Champ d’application. Si la transaction à la française s’est émancipée du mécanisme de transaction devant la Commission de 20086, à l’instar de cette dernière, sa mise en œuvre gagne en acuité au fil des années. En témoignent les différents rapports annuels d’activité de l’Autorité7. La publication du communiqué relatif à la transaction en date du 21 décembre 2018 offre ainsi l’occasion de livrer une étude sur un mécanisme procédural, suscitant engouement et craintes des entreprises, prenant le pas – sans toutefois les remplacer – sur les procédures traditionnelles de sanction des pratiques anticoncurrentielles. D’autant que son champ d’application offre à l’Autorité comme aux opérateurs économiques une grande latitude pour y recourir. Dans le droit fil de la non-contestation des griefs, la transaction « à la française » dispose, à cet égard, d’un champ sensiblement plus large que celui de la transaction prévue en droit européen. Ce dernier vise les seuls cas d’ententes là où le communiqué Transaction envisage – sans surprise – un traitement des ententes et des pratiques unilatérales telles qu’envisagées par les articles L. 420-1, L. 420-2, L. 420-5 du Code de commerce, et 101 et 102 TFUE.

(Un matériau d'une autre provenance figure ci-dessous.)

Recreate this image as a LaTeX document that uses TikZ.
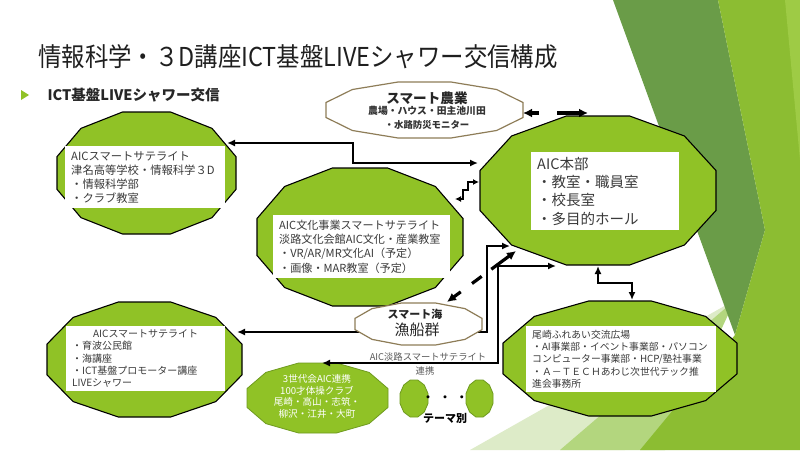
\documentclass[tikz,border=0pt]{standalone}
\usepackage{fontspec}
\usepackage{graphicx}
\setmainfont{Noto Sans CJK JP}
\usetikzlibrary{arrows.meta}
\definecolor{fgreen}{HTML}{90C226}
\definecolor{fgreenD}{HTML}{6E9A1E}
\definecolor{khaki}{HTML}{8E7D58}
\definecolor{txt}{HTML}{3A3A3A}
\definecolor{bgdark}{HTML}{6A9C48}
\definecolor{bgbright}{HTML}{8CBD32}
\definecolor{bgpale}{HTML}{DDEBC8}
\definecolor{bglight}{HTML}{B3D67E}
\definecolor{bgstrip}{HTML}{9ECB45}
\newcommand\dodec[6]{%
  \begin{scope}[shift={(#3,#4)},xscale=#5,yscale=#6]
  \path[#1] (0,.366)--(.134,.134)--(.366,0)--(.634,0)--(.866,.134)--(1,.366)--(1,.634)--(.866,.866)--(.634,1)--(.366,1)--(.134,.866)--(0,.634)--cycle;
  \coordinate (#2) at (.5,.5);
  \end{scope}}
\tikzset{
  gpoly/.style={fill=fgreen,draw=black,line width=1.1pt},
  kpoly/.style={fill=white,draw=khaki,line width=1.2pt},
  lpoly/.style={fill=fgreen,draw=fgreenD,line width=0.8pt},
  wbox/.style={fill=white,anchor=north west,align=left,inner xsep=6pt,inner ysep=0pt,text=txt},
  conn/.style={line width=1.8pt,{Latex[length=8pt,width=7pt]}-{Latex[length=8pt,width=7pt]}},
  sconn/.style={line width=1.8pt,{Latex[length=6pt,width=6pt]}-{Latex[length=6pt,width=6pt]}},
  dconn/.style={line width=3.2pt,{Latex[length=9pt,width=9pt]}-{Latex[length=9pt,width=9pt]}},
}
\begin{document}
\begin{tikzpicture}[x=1pt,y=-1pt]
\useasboundingbox (0,0) rectangle (800,450);
\fill[white] (0,0) rectangle (800,450);
% background facets
\fill[bgpale] (470,450) -- (735,300) -- (625,450) -- cycle;
\fill[bglight] (560,450) -- (735,300) -- (665,450) -- cycle;
\fill[bgdark] (613,0) -- (718,0) -- (765,230) -- (735,335) -- cycle;
\fill[bgbright] (718,0) -- (800,0) -- (800,450) -- (640,450) -- (735,335) -- (765,230) -- cycle;
\fill[bgstrip] (785,0) -- (800,0) -- (800,160) -- cycle;
% title
\node[text=black!88,font=\fontsize{26}{26}\selectfont] (title) at (298,57) {\scalebox{0.9}[1]{情報科学・３D講座ICT基盤LIVEシャワー交信構成}};
\fill[fgreen] (21,90) -- (29,95) -- (21,100) -- cycle;
\node[anchor=west,text=black!85,font=\fontsize{14.5}{15}\selectfont\bfseries] (sub) at (44,95) {ICT基盤LIVEシャワー交信};
% nodes
\dodec{gpoly}{sat1}{57}{112}{179}{122}
\node[wbox,text width=148pt,minimum height=62pt,font=\fontsize{11.3}{14}\selectfont] (t1) at (65,146) {AICスマートサテライト\\津名高等学校・情報科学３D\\・情報科学部\\・クラブ教室};
\dodec{gpoly}{sat2}{257}{168}{206}{138}
\node[wbox,text width=165pt,minimum height=63pt,font=\fontsize{11.1}{14.3}\selectfont] (t2) at (273,215) {AIC文化事業スマートサテライト\\淡路文化会館AIC文化・産業教室\\・VR/AR/MR文化AI（予定）\\・画像・MAR教室（予定）};
\dodec{gpoly}{hq}{480}{116}{236}{149}
\node[wbox,text width=136pt,minimum height=78pt,font=\fontsize{14.5}{18.3}\selectfont] (thq) at (531,152) {AIC本部\\・教室・職員室\\・校長室\\・多目的ホール};
\dodec{gpoly}{sat3}{47}{302}{195}{115}
\node[wbox,text width=147pt,minimum height=65pt,font=\fontsize{10}{12.2}\selectfont] (t3) at (66,326) {\makebox[147pt][c]{AICスマートサテライト}\\・育波公民館\\・海講座\\・ICT基盤プロモーター講座\\LIVEシャワー};
\dodec{gpoly}{oz}{503}{301}{234}{115}
\node[wbox,text width=178pt,minimum height=66pt,font=\fontsize{9.8}{12.2}\selectfont] (toz) at (526,326) {尾崎ふれあい交流広場\\・AI事業部・イベント事業部・パソコン\\コンピューター事業部・HCP/塾社事業\\・Ａ－ＴＥＣＨあわじ次世代テック推\\進会事務所};
\dodec{lpoly}{gen}{247}{363}{141}{70}
\node[text=white,align=center,font=\fontsize{9.6}{11.6}\selectfont] (tgen) at (317,396.5) {3世代会AIC連携\\100才体操クラブ\\尾崎・高山・志筑・\\柳沢・江井・大町};
\dodec{lpoly}{th1}{400}{380}{28}{37}
\dodec{lpoly}{th2}{466}{380}{27}{37}
\node[font=\fontsize{11}{11}\selectfont\bfseries] (dots) at (445,399) {・\hspace{6pt}・\hspace{6pt}・};
\node[font=\fontsize{11}{11}\selectfont\bfseries] (theme) at (445,418) {テーマ別};
\dodec{kpoly}{agri}{326}{82}{197}{56}
\node[font=\fontsize{13.6}{14}\selectfont\bfseries,text=black!85] (ag1) at (427,98) {スマート農業};
\node[font=\fontsize{9.8}{10}\selectfont\bfseries,text=black!80] (ag2) at (427,111) {農場・ハウス・田主池川田};
\node[font=\fontsize{9.4}{10}\selectfont\bfseries,text=black!80] (ag3) at (427,125) {・水路防災モニター};
% label
\node[text=black!65,font=\fontsize{9.3}{10}\selectfont] (lab1) at (428,357) {AIC淡路スマートサテライト};
\node[text=black!65,font=\fontsize{9.3}{10}\selectfont] (lab2) at (425,371) {連携};
% connector behind sea node
\coordinate (p-n3) at (237,332);
\coordinate (p-hqsw2) at (510,246);
\draw[conn] (p-n3) -- (487,332) -- (487,246) -- (p-hqsw2);
% sea node
\dodec{kpoly}{sea}{355}{303}{127}{42}
\node[font=\fontsize{11}{11}\selectfont\bfseries,text=black!85] (se1) at (415,314) {スマート海};
\node[font=\fontsize{15}{15}\selectfont,text=black!85] (se2) at (417,330) {漁船群};
% other connectors
\coordinate (p-n1) at (227,143);
\coordinate (p-hqw) at (478,163);
\draw[conn] (p-n1) -- (353,143) -- (353,163) -- (p-hqw);
\coordinate (p-n2) at (455,199);
\coordinate (p-hqw2) at (479,182);
\draw[sconn] (p-n2) -- (463,199) -- (463,190) -- (468,190) -- (468,182) -- (p-hqw2);
\coordinate (p-agri) at (523,113);
\coordinate (p-hqn) at (588,113);
\draw[dconn,dash pattern=on 8pt off 18pt on 40pt] (p-agri) -- (p-hqn);
\coordinate (p-sea) at (447,302);
\coordinate (p-hqsw) at (516,251);
\draw[dconn,dash pattern=on 9pt off 14pt on 12pt off 12pt on 30pt] (p-sea) -- (p-hqsw);
\coordinate (p-gen) at (322,363);
\coordinate (p-hqs) at (556,266);
\draw[conn] (p-gen) -- (498,363) -- (498,266) -- (p-hqs);
\coordinate (p-hqs2) at (598,266);
\coordinate (p-oz) at (632,300);
\draw[conn] (p-hqs2) -- (598,283) -- (632,283) -- (p-oz);
\end{tikzpicture}
\end{document}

Si le communiqué a ainsi consacré et « codifié » un certain nombre de solutions d’ores et déjà esquissées au grès de la récente pratique décisionnelle (I), certaines questions – et non des moindres – restent néanmoins en suspens (II).

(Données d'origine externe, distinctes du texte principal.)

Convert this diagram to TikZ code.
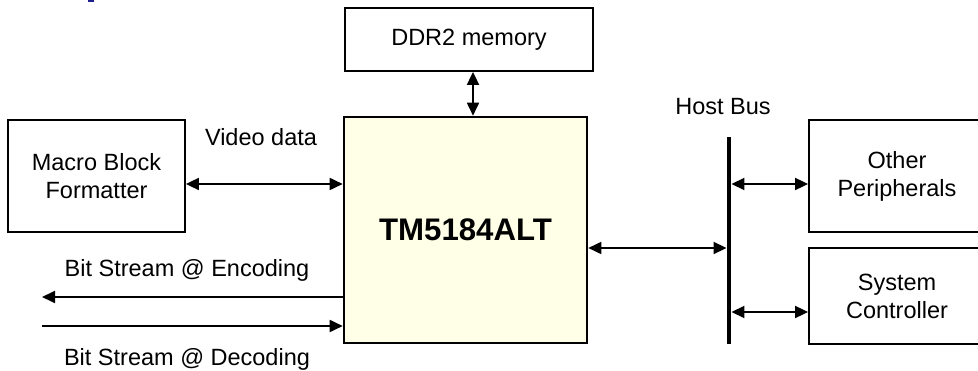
\documentclass[tikz,border=0pt]{standalone}
\usepackage{fontspec}
\setmainfont{Liberation Sans}
\usetikzlibrary{arrows.meta,calc}
\definecolor{chipfill}{RGB}{255,255,232}
\definecolor{titleblue}{RGB}{30,30,140}
\begin{document}
\begin{tikzpicture}[x=1pt,y=-1pt,
  box/.style={draw=black,line width=1.8pt,rectangle,inner sep=0pt,align=center,
    font=\fontsize{23.5}{28}\selectfont},
  lbl/.style={inner sep=0pt,font=\fontsize{23.5}{28}\selectfont},
  dbl/.style={line width=1.8pt,{Triangle[length=13pt,width=12pt]}-{Triangle[length=13pt,width=12pt]}},
  sgl/.style={line width=1.8pt,-{Triangle[length=13pt,width=12pt]}}]
\clip (0,0) rectangle (978,371);
\useasboundingbox (0,0) rectangle (978,371);
\fill[titleblue] (88,0) rectangle (94,2.5);
% boxes
\node[box,minimum width=177pt,minimum height=112pt] (mbf) at (96.5,176) {Macro Block\\Formatter};
\node[box,minimum width=248pt,minimum height=63pt] (ddr) at (469,39.5) {DDR2 memory};
\node[box,line width=2.6pt,fill=chipfill,minimum width=243pt,minimum height=226pt,
  font=\fontsize{31.2}{36}\selectfont\bfseries] (tm) at (465.5,230) {TM5184ALT};
\node[box,minimum width=176pt,minimum height=112pt] (op) at (897,176) {Other\\Peripherals};
\node[box,minimum width=176pt,minimum height=96pt] (sc) at (897,296) {System\\Controller};
\node[fill=black,rectangle,inner sep=0pt,minimum width=4.5pt,minimum height=207pt] (bus) at (729,240.5) {};
% labels
\node[lbl] (vd) at (261,137) {Video data};
\node[lbl] (enc) at (187,270) {Bit Stream @ Encoding};
\node[lbl,anchor=base] (dec) at (187,365.5) {Bit Stream @ Decoding};
\node[lbl] (hb) at (723,107) {Host Bus};
% free ends
\coordinate (encend) at (42,297);
\coordinate (decstart) at (42,326);
% connectors
\draw[dbl] ([xshift=4pt]ddr.south) -- ([xshift=4pt]ddr.south |- tm.north);
\draw[dbl] ([yshift=-8pt]mbf.east) -- ([yshift=-8pt]mbf.east -| tm.west);
\draw[sgl] (encend -| tm.west) -- (encend);
\draw[sgl] (decstart) -- (decstart -| tm.west);
\draw[dbl] ([yshift=-18pt]tm.east) -- ([yshift=-18pt]tm.east -| bus.west);
\draw[dbl] ([yshift=-8pt]op.west -| bus.east) -- ([yshift=-8pt]op.west);
\draw[dbl] ([yshift=-16pt]sc.west -| bus.east) -- ([yshift=-16pt]sc.west);
\end{tikzpicture}
\end{document}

I – Les solutions consacrées par le communiqué de procédure relatif à la transaction

Le communiqué Transaction précise les règles organisant son déroulement (B) ainsi que les règles relatives à la décision rendue par le collège (C). Au-delà, il apporte d’intéressantes précisions quant à l’initiative et l’éligibilité à la procédure de transaction, tantôt en confirmant la pratique antérieure tantôt en apportant des solutions nouvelles (A).

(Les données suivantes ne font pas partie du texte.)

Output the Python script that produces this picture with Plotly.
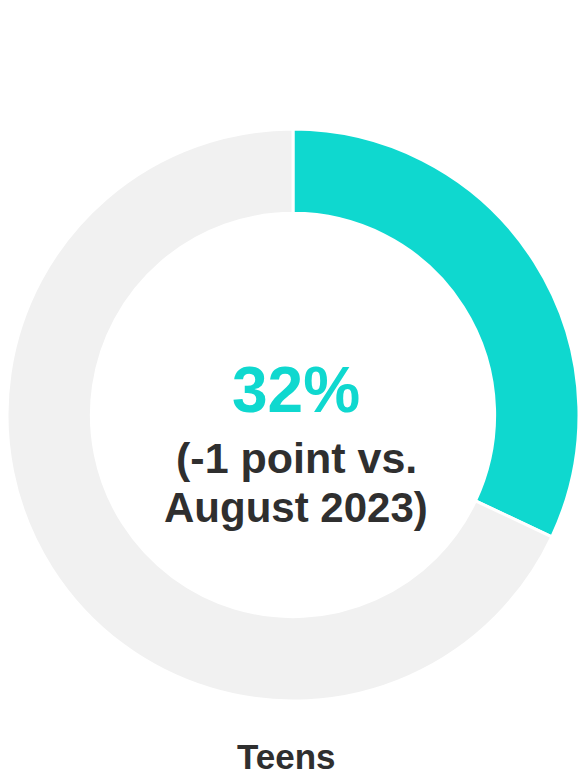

A – L’initiative de la procédure

Initiative de la procédure. L’initiative de cette dernière relève des entreprises destinataires d’une notification de griefs. Toutes les entreprises ne bénéficiant cependant pas du même degré de culture des règles et stratégies qu’offre le droit des pratiques anticoncurrentielles, l’Autorité propose, sans plus de précisions, de dispenser – à l’initiative du rapporteur général – une information préalable sur les modalités de déroulement de la procédure. La formule du communiqué est certes relativement lapidaire. Pour autant, elle présente assurément un intérêt pratique. Comme chacun sait, la non-contestation des griefs n’équivaut pas à un aveu de culpabilité8. Parfois, certaines entreprises – souvent plus petites et moins rompues aux stratégies procédurales du contentieux administratif de l’Autorité ou convaincues de la faiblesse des griefs retenus à leur encontre – préfèrent néanmoins s’orienter vers une procédure classique leur permettant de discuter les éléments infractionnels et la sanction, espérant à tort ou à raison obtenir plus qu’en transigeant. Le succès escompté de cette stratégie procédurale est d’ailleurs assez rarement au rendez-vous, en particulier, lorsque d’autres entreprises parties à la procédure ont opté pour le choix inverse. Une information quant aux enjeux et modalités de la transaction paraît dès lors la bienvenue.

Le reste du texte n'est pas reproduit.